### Given material
****************************************
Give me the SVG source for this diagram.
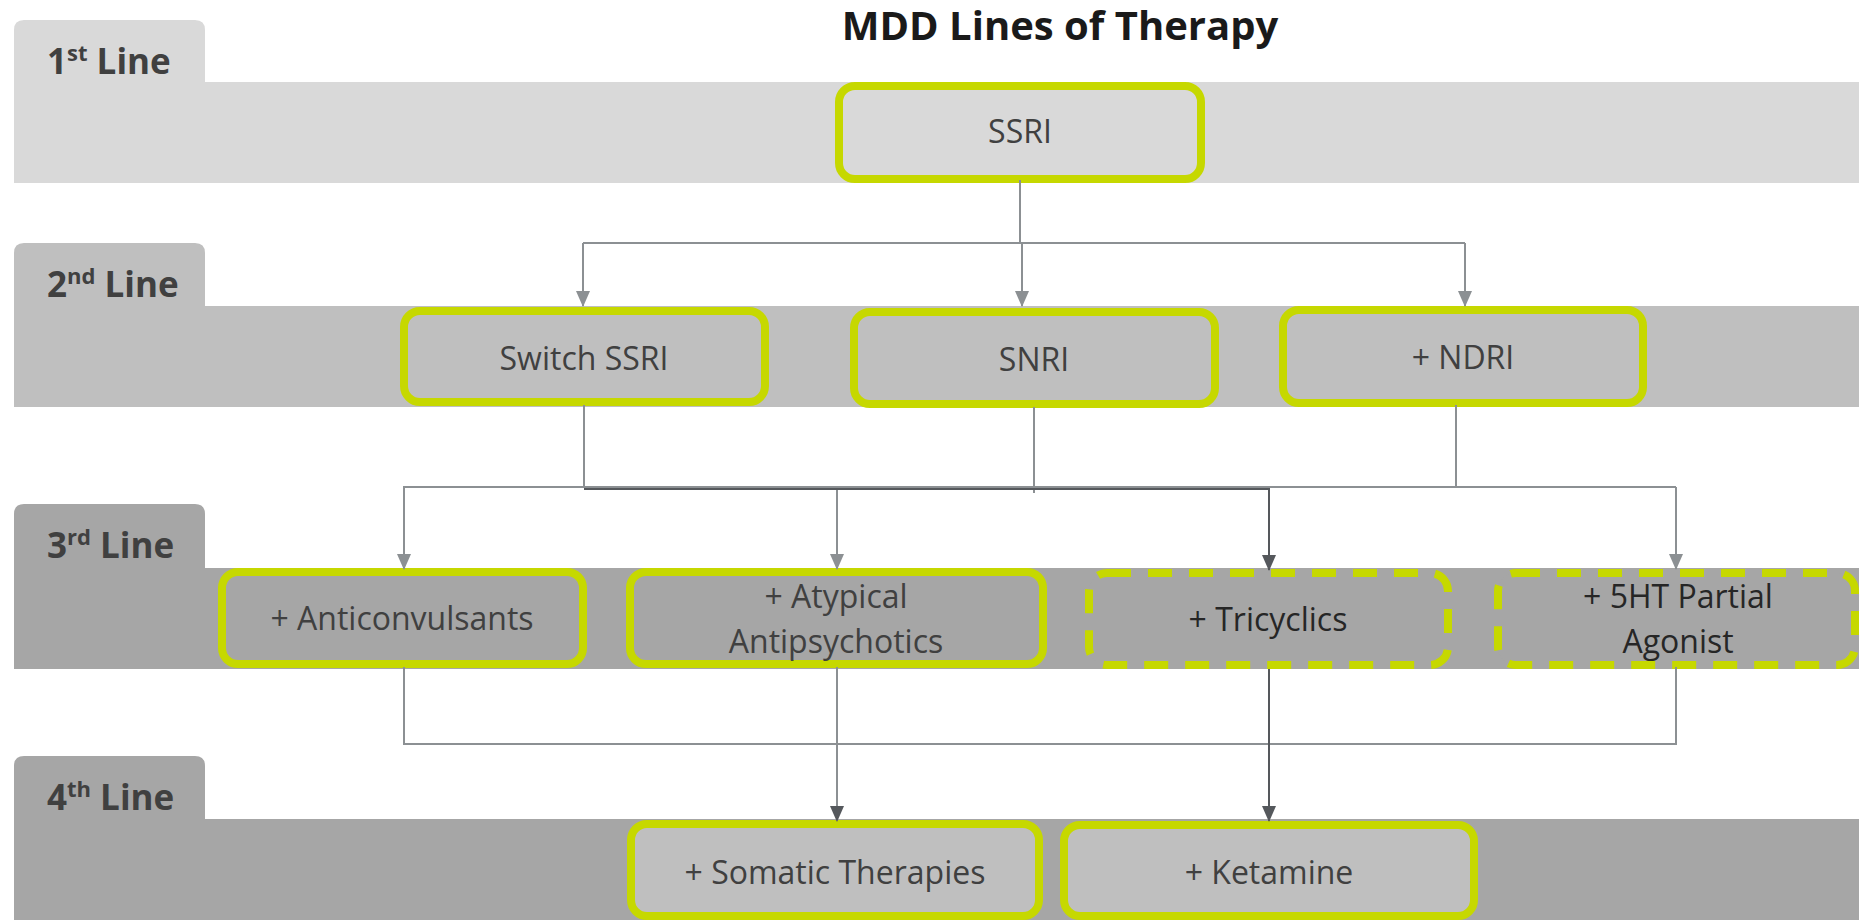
<svg xmlns="http://www.w3.org/2000/svg" width="1859" height="920" viewBox="0 0 1859 920">
<defs>
<style>
.title{font-family:"Open Sans","Liberation Sans",sans-serif;font-weight:700;font-size:40px;fill:#1a1a1a;text-anchor:middle}
.tab{font-family:"Open Sans","Liberation Sans",sans-serif;font-weight:700;font-size:35px;fill:#404040}
.sup{font-size:22px}
.lbl{font-family:"Open Sans","Liberation Sans",sans-serif;font-size:32px;fill:#404040;text-anchor:middle}
.dk{fill:#262626}
.box{stroke:#c6d800;stroke-width:8}
.dash{stroke-dasharray:24 17}
.ln{fill:none;stroke:#8c9093;stroke-width:2}
.lnd{fill:none;stroke:#55585c;stroke-width:2}
</style>
<marker id="al" markerWidth="16" markerHeight="14" refX="15" refY="7" orient="auto" markerUnits="userSpaceOnUse" viewBox="0 0 16 14">
<path d="M0,0 L16,7 L0,14 Z" fill="#8c9093"/>
</marker>
<marker id="ad" markerWidth="16" markerHeight="14" refX="15" refY="7" orient="auto" markerUnits="userSpaceOnUse" viewBox="0 0 16 14">
<path d="M0,0 L16,7 L0,14 Z" fill="#55585c"/>
</marker>
</defs>
<rect width="1859" height="920" fill="#ffffff"/>
<text class="title" x="1060" y="40">MDD Lines of Therapy</text>

<g id="band1">
<path d="M14,30 Q14,20 24,20 L195,20 Q205,20 205,30 L205,82 L1859,82 L1859,183 L14,183 Z" fill="#d9d9d9"/>
<text class="tab" x="47" y="74">1<tspan class="sup" dy="-13">st</tspan><tspan dy="13"> Line</tspan></text>
</g>
<g id="band2">
<path d="M14,253 Q14,243 24,243 L195,243 Q205,243 205,253 L205,306 L1859,306 L1859,407 L14,407 Z" fill="#bfbfbf"/>
<text class="tab" x="47" y="297">2<tspan class="sup" dy="-13">nd</tspan><tspan dy="13"> Line</tspan></text>
</g>
<g id="band3">
<path d="M14,514 Q14,504 24,504 L195,504 Q205,504 205,514 L205,568 L1859,568 L1859,669 L14,669 Z" fill="#a6a6a6"/>
<text class="tab" x="47" y="558">3<tspan class="sup" dy="-13">rd</tspan><tspan dy="13"> Line</tspan></text>
</g>
<g id="band4">
<path d="M14,766 Q14,756 24,756 L195,756 Q205,756 205,766 L205,819 L1859,819 L1859,920 L14,920 Z" fill="#a6a6a6"/>
<text class="tab" x="47" y="810">4<tspan class="sup" dy="-13">th</tspan><tspan dy="13"> Line</tspan></text>
</g>

<g id="ssri">
<rect class="box" x="839" y="86" width="362" height="93" rx="16" fill="#d9d9d9"/>
<text class="lbl" x="1020" y="143">SSRI</text>
</g>
<g id="switch-ssri">
<rect class="box" x="404" y="311" width="361" height="91" rx="16" fill="#bfbfbf"/>
<text class="lbl" x="584" y="370">Switch SSRI</text>
</g>
<g id="snri">
<rect class="box" x="854" y="312" width="361" height="92" rx="16" fill="#bfbfbf"/>
<text class="lbl" x="1034" y="371">SNRI</text>
</g>
<g id="ndri">
<rect class="box" x="1283" y="310" width="360" height="93" rx="16" fill="#bfbfbf"/>
<text class="lbl" x="1463" y="369">+ NDRI</text>
</g>
<g id="anticonvulsants">
<rect class="box" x="222" y="572" width="361" height="92" rx="16" fill="#a6a6a6"/>
<text class="lbl" x="402" y="630">+ Anticonvulsants</text>
</g>
<g id="atypical">
<rect class="box" x="630" y="572" width="413" height="92" rx="16" fill="#a6a6a6"/>
<text class="lbl" x="836" y="608">+ Atypical</text>
<text class="lbl" x="836" y="653">Antipsychotics</text>
</g>
<g id="tricyclics">
<rect class="box dash" x="1089" y="573" width="359" height="92" rx="18" fill="#a6a6a6"/>
<text class="lbl dk" x="1268" y="631">+ Tricyclics</text>
</g>
<g id="5ht">
<rect class="box dash" x="1498" y="573" width="357" height="92" rx="18" fill="#a6a6a6"/>
<text class="lbl dk" x="1678" y="608">+ 5HT Partial</text>
<text class="lbl dk" x="1678" y="653">Agonist</text>
</g>
<g id="somatic">
<rect class="box" x="631" y="824" width="408" height="92" rx="16" fill="#bfbfbf"/>
<text class="lbl" x="835" y="884">+ Somatic Therapies</text>
</g>
<g id="ketamine">
<rect class="box" x="1064" y="825" width="410" height="91" rx="16" fill="#bfbfbf"/>
<text class="lbl" x="1269" y="884">+ Ketamine</text>
</g>

<g id="connectors">
<path class="ln" d="M1020,180 L1020,243"/>
<path class="ln" d="M583,243 L1465,243"/>
<path class="ln" d="M583,243 L583,306" marker-end="url(#al)"/>
<path class="ln" d="M1022,243 L1022,306" marker-end="url(#al)"/>
<path class="ln" d="M1465,243 L1465,306" marker-end="url(#al)"/>

<path class="ln" d="M584,405 L584,488"/>
<path class="ln" d="M1034,407 L1034,493"/>
<path class="ln" d="M1456,405 L1456,487"/>
<path class="ln" d="M403,487 L1676,487"/>
<path class="ln" d="M404,487 L404,569" marker-end="url(#al)"/>
<path class="ln" d="M837,487 L837,569" marker-end="url(#al)"/>
<path class="ln" d="M1676,487 L1676,569" marker-end="url(#al)"/>
<path class="lnd" d="M584,489 L1269,489 L1269,570" marker-end="url(#ad)"/>

<path class="ln" d="M404,667 L404,744 L1676,744 L1676,667"/>
<path class="ln" d="M837,667 L837,821" marker-end="url(#ad)"/>
<path class="lnd" d="M1269,669 L1269,821" marker-end="url(#ad)"/>
</g>
</svg>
****************************************
### Set exercise
Begin at the first line of the data above and repeat each line exactly, stopping after the line containing "Lines of Therapy</text>". Omit the pictures.

### Exercise response
Give me the SVG source for this diagram.
<svg xmlns="http://www.w3.org/2000/svg" width="1859" height="920" viewBox="0 0 1859 920">
<defs>
<style>
.title{font-family:"Open Sans","Liberation Sans",sans-serif;font-weight:700;font-size:40px;fill:#1a1a1a;text-anchor:middle}
.tab{font-family:"Open Sans","Liberation Sans",sans-serif;font-weight:700;font-size:35px;fill:#404040}
.sup{font-size:22px}
.lbl{font-family:"Open Sans","Liberation Sans",sans-serif;font-size:32px;fill:#404040;text-anchor:middle}
.dk{fill:#262626}
.box{stroke:#c6d800;stroke-width:8}
.dash{stroke-dasharray:24 17}
.ln{fill:none;stroke:#8c9093;stroke-width:2}
.lnd{fill:none;stroke:#55585c;stroke-width:2}
</style>
<marker id="al" markerWidth="16" markerHeight="14" refX="15" refY="7" orient="auto" markerUnits="userSpaceOnUse" viewBox="0 0 16 14">
<path d="M0,0 L16,7 L0,14 Z" fill="#8c9093"/>
</marker>
<marker id="ad" markerWidth="16" markerHeight="14" refX="15" refY="7" orient="auto" markerUnits="userSpaceOnUse" viewBox="0 0 16 14">
<path d="M0,0 L16,7 L0,14 Z" fill="#55585c"/>
</marker>
</defs>
<rect width="1859" height="920" fill="#ffffff"/>
<text class="title" x="1060" y="40">MDD Lines of Therapy</text>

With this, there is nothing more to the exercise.